India has made a statement to the sporting world: "We mean business." But business is the very word that could ruin things for a country terribly short of sporting icons. Or rather, non-cricketing icons.
Success must not corrupt
Just last week, MS Dhoni's band of cricketers achieved an unprecedented hat-trick of one-day series wins in Sri Lanka. There was an Indian presence in the mixed doubles as well as doubles finals at the US Open tennis. On Sunday, India qualified for the Davis Cup World Group in style. Earlier, boxer Vijender Singh became the first Indian to win a medal at the World Championships, Force India achieved a podium finish at the Belgian GP and points in Monza and India's footballers won the Nehru Cup by beating Syria.
India has made a statement to the sporting world: "We mean business." But business is the very word that could ruin things for a country terribly short of sporting icons. Or rather, non-cricketing icons. Why do I say this when those with cold, hard cash are coming forward to sponsor sporting figures and teams like never before? It is because Indian athletes, especially the younger ones, are often no experts when it comes to dealing with success that comes quickly.
Ever heard of a cricketer named Vinod Kambli? Those who saw him in his formative years were convinced he had more talent than his friend and peer Sachin Tendulkar. Kambli faltered in the one-day game, but enjoyed a rousing start to his Test career in 1992. He hit two double hundreds on the trot that season but did not play a Test after 1995. As much as experts reckoned he could not handle the short ball, he could not handle the success that came his way.
As time went on he made several comebacks with the one-day team, but just did not have the ingredients to sustain success - a far cry from Tendulkar's ability and mission. Kambli remains the jovial, big-hearted and gregarious man but not many take him seriously. His is a classic case in the world of Indian sport. The Indian Premier League, for all its glitz and glamour, could turn out to be an open manhole in the path of many a young player.
Youngsters today are hardly known for their humility or balance. At an annual cricket award function organised in Mumbai on the eve of the Indian team's departure to South Africa for the Champions Trophy, there were a few Indian players who did not turn up even though it was held in the same hotel they were put up at. But team sports is about backing teammates; rejoicing in their glory and sharing their frustrations. Young players need to learn that.
Let us go back to 2001. It is the opening Test between India and Zimbabwe in Delhi. It is also John Wright's first Test as coach of the Indian team - the first foreigner to get the job. When the opening batsman SS Das approaches his maiden half century, Wright discovers not many of the youngster's teammates are in the players' gallery. So he calls them out to get ready to cheer their man in the middle. Sharing in the success of others is the core of team spirit.
One does not hear many negative stories about those who went on to have great careers in the sport. Rahul Dravid is a thorough professional; Anil Kumble has a heart of gold; VVS Laxman is known to have told Yuvraj Singh when you grow up in the game, you can become a better person. And Tendulkar loves putting a smile on people's faces. For instance, a few months ago, the newspaper I work for did a story on an 86-year-old woman who shares her birthday - on April 24 - with Tendulkar. Being a fan, she passed the newspaper's test of answering a stats-based quiz on the master batsman. In the course of the interview, she revealed that her last wish was to meet Tendulkar.

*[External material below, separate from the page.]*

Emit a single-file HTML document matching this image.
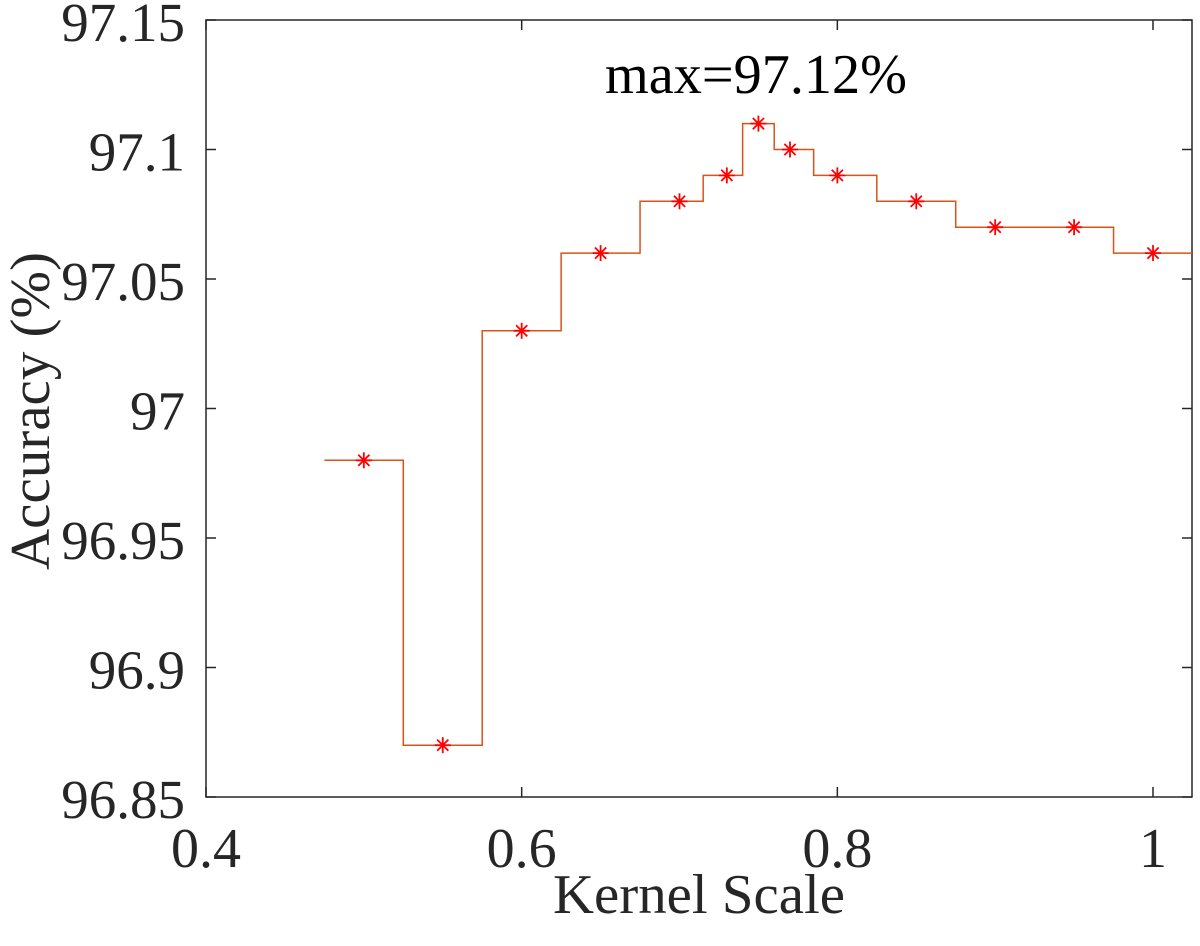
<!DOCTYPE html>
<html><head><meta charset="utf-8"><style>
html,body{margin:0;padding:0;background:#fff;}
svg text{font-family:"Liberation Serif",serif;fill:#262626;}
</style></head><body>
<svg id="chart" width="1200" height="941" viewBox="0 0 1200 941" xmlns="http://www.w3.org/2000/svg">
<g id="axes"></g>
<g id="series"></g>
<text x="756" y="93" font-size="56" text-anchor="middle" textLength="302" lengthAdjust="spacingAndGlyphs" style="fill:#000">max=97.12%</text>
<text x="699" y="913" font-size="56" text-anchor="middle" textLength="292" lengthAdjust="spacingAndGlyphs">Kernel Scale</text>
<text transform="translate(49,411) rotate(-90)" font-size="56" text-anchor="middle" textLength="318" lengthAdjust="spacingAndGlyphs">Accuracy (%)</text>
</svg>
<script>
const kernelScale=[0.5,0.55,0.6,0.65,0.7,0.73,0.75,0.77,0.8,0.85,0.9,0.95,1.0];
const accuracy=[96.98,96.87,97.03,97.06,97.08,97.09,97.11,97.10,97.09,97.08,97.07,97.07,97.06];
const xTicks=[0.4,0.6,0.8,1.0];
const xTickLabels=["0.4","0.6","0.8","1"];
const yTicks=[96.85,96.9,96.95,97,97.05,97.1,97.15];
const yTickLabels=["96.85","96.9","96.95","97","97.05","97.1","97.15"];

const L=206,R=1192,T=20,B=797;
const xMin=0.4,xMax=1.0247,yMin=96.85,yMax=97.15;
const xs=v=>L+(v-xMin)/(xMax-xMin)*(R-L);
const ys=v=>B-(v-yMin)/(yMax-yMin)*(B-T);
const NS="http://www.w3.org/2000/svg";
function mk(tag,attrs,parent){const e=document.createElementNS(NS,tag);for(const k in attrs)e.setAttribute(k,attrs[k]);parent.appendChild(e);return e;}
const axes=document.getElementById('axes');
const series=document.getElementById('series');

const box=mk('rect',{x:L,y:T,width:R-L,height:B-T,fill:'none',stroke:'#262626','stroke-width':1.5},axes);



xTicks.forEach((v,i)=>{
  const x=xs(v);
  const t1=mk('line',{x1:x,y1:B,x2:x,y2:B-10,stroke:'#262626','stroke-width':1.5},axes);
  
  
  const t2=mk('line',{x1:x,y1:T,x2:x,y2:T+10,stroke:'#262626','stroke-width':1.5},axes);
  
  
  const lb=mk('text',{x:x,y:867,'font-size':56,'text-anchor':'middle'},axes);
  lb.textContent=xTickLabels[i];
  
  
});
yTicks.forEach((v,i)=>{
  const y=ys(v);
  const t1=mk('line',{x1:L,y1:y,x2:L+10,y2:y,stroke:'#262626','stroke-width':1.5},axes);
  
  
  const t2=mk('line',{x1:R,y1:y,x2:R-10,y2:y,stroke:'#262626','stroke-width':1.5},axes);
  
  
  const lb=mk('text',{x:L-21,y:y+21,'font-size':55,'text-anchor':'end'},axes);
  lb.textContent=yTickLabels[i];
  
  
});

const n=kernelScale.length;
const edges=[];
edges.push(kernelScale[0]-(kernelScale[1]-kernelScale[0])/2);
for(let i=0;i<n-1;i++)edges.push((kernelScale[i]+kernelScale[i+1])/2);
edges.push(kernelScale[n-1]+(kernelScale[n-1]-kernelScale[n-2])/2);
let d='';
for(let i=0;i<n;i++){
  const y=ys(accuracy[i]);
  d+=(i===0?'M':'L')+xs(edges[i])+','+y+' L'+xs(Math.min(edges[i+1],xMax))+','+y+' ';
}
const path=mk('path',{d:d,fill:'none',stroke:'#D95319','stroke-width':1.5},series);



for(let i=0;i<n;i++){
  const cx=xs(kernelScale[i]),cy=ys(accuracy[i]),r=8;
  const g=mk('g',{stroke:'#FF0000','stroke-width':1.8},series);
  
  
  mk('line',{x1:cx-r,y1:cy,x2:cx+r,y2:cy},g);
  mk('line',{x1:cx,y1:cy-r,x2:cx,y2:cy+r},g);
  mk('line',{x1:cx-r*0.7,y1:cy-r*0.7,x2:cx+r*0.7,y2:cy+r*0.7},g);
  mk('line',{x1:cx-r*0.7,y1:cy+r*0.7,x2:cx+r*0.7,y2:cy-r*0.7},g);
}
</script>
</body></html>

When the batsman returned from New Zealand, we asked him if he would fulfil the lady's wish. He agreed and met her the next day. He spent more than half an hour, talking cricket and pleading with her to have her meals. When he was told she makes a mean fish curry, he said he would like to try it. It was one of the most moving experiences of my life. Young sportsmen can take a cue from the likes of Tendulkar. Boxer Vijender, for example, was involved in a controversy over his contract. On the morning of his bout when a win would mean either a silver or gold medal at the Worlds, it was announced Vijender signed a deal supposedly worth Rs50 million (Dh3.8m) with a firm that wanted him to be part of fight nights.
The television channels went crazy because the publicity pie was hot and ready. Vijender agreed to sign the deal without permission from the firm that manages his business affairs. And once this was out in the media, it created a furore. His agent's prediction that he would lose the vital bout thanks to a distracted mind, came true. Vijender got his deal but returned home with only a bronze. There is a lesson there for all those young starts currently putting their country on the map.